◆ REQUEST ◆
Lines containing the word "this" are the ones to copy from the records below.

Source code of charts
###

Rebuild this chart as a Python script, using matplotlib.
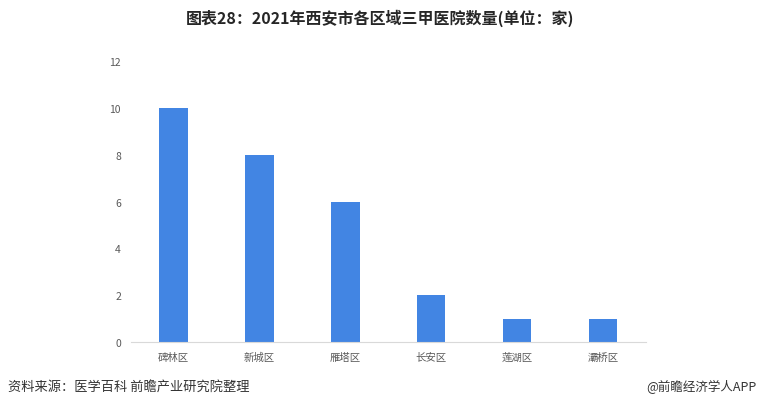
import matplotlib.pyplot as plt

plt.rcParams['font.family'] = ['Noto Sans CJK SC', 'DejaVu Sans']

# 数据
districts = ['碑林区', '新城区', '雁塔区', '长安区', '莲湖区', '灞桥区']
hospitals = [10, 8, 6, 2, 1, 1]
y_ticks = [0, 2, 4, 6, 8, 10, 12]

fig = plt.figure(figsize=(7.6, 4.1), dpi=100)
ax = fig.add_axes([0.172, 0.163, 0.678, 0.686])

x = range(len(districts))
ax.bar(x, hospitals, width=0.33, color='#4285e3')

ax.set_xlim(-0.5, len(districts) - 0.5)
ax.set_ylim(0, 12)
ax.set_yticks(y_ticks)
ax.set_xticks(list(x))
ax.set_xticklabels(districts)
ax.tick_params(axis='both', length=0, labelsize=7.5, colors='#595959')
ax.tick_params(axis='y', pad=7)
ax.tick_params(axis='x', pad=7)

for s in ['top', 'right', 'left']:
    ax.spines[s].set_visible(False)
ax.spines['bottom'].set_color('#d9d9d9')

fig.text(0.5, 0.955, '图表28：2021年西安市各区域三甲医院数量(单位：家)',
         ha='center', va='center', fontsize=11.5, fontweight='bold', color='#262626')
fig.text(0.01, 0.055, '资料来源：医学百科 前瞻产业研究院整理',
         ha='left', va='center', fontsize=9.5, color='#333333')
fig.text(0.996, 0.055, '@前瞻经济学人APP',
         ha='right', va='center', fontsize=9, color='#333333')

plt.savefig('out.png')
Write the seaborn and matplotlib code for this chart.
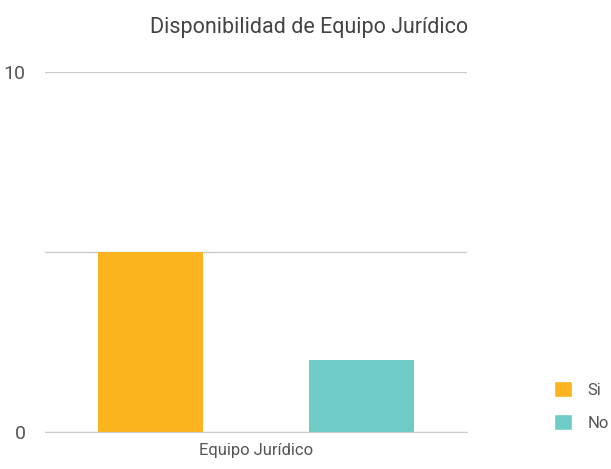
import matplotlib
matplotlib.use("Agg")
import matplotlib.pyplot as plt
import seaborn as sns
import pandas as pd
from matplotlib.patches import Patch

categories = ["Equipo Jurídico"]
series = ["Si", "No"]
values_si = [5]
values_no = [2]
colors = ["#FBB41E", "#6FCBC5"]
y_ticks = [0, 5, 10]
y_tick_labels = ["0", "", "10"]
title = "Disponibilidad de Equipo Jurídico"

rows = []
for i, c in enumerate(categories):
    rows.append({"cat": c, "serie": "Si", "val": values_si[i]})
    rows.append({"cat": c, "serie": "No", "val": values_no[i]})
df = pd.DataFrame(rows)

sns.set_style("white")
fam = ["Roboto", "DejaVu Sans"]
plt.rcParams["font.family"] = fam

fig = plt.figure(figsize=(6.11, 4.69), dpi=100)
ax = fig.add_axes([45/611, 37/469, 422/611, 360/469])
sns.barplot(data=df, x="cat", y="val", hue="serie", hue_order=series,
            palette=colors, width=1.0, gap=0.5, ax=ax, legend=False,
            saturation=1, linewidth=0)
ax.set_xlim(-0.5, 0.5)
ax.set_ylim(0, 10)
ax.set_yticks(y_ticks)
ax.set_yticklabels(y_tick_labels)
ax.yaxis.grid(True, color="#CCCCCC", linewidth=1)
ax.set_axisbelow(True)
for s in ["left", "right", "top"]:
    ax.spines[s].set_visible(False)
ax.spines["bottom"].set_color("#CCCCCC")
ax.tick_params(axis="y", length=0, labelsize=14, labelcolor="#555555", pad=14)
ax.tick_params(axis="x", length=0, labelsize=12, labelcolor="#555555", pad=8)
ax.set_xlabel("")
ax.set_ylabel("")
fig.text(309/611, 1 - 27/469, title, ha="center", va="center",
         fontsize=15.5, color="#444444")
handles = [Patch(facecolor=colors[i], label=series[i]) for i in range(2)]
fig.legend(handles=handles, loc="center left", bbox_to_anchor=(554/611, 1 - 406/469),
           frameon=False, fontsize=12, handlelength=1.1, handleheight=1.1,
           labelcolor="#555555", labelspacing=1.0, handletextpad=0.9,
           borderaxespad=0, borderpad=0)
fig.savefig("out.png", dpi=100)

###

◆ RESPONSE TO THE TASK ◆
Rebuild this chart as a Python script, using matplotlib.
Write the seaborn and matplotlib code for this chart.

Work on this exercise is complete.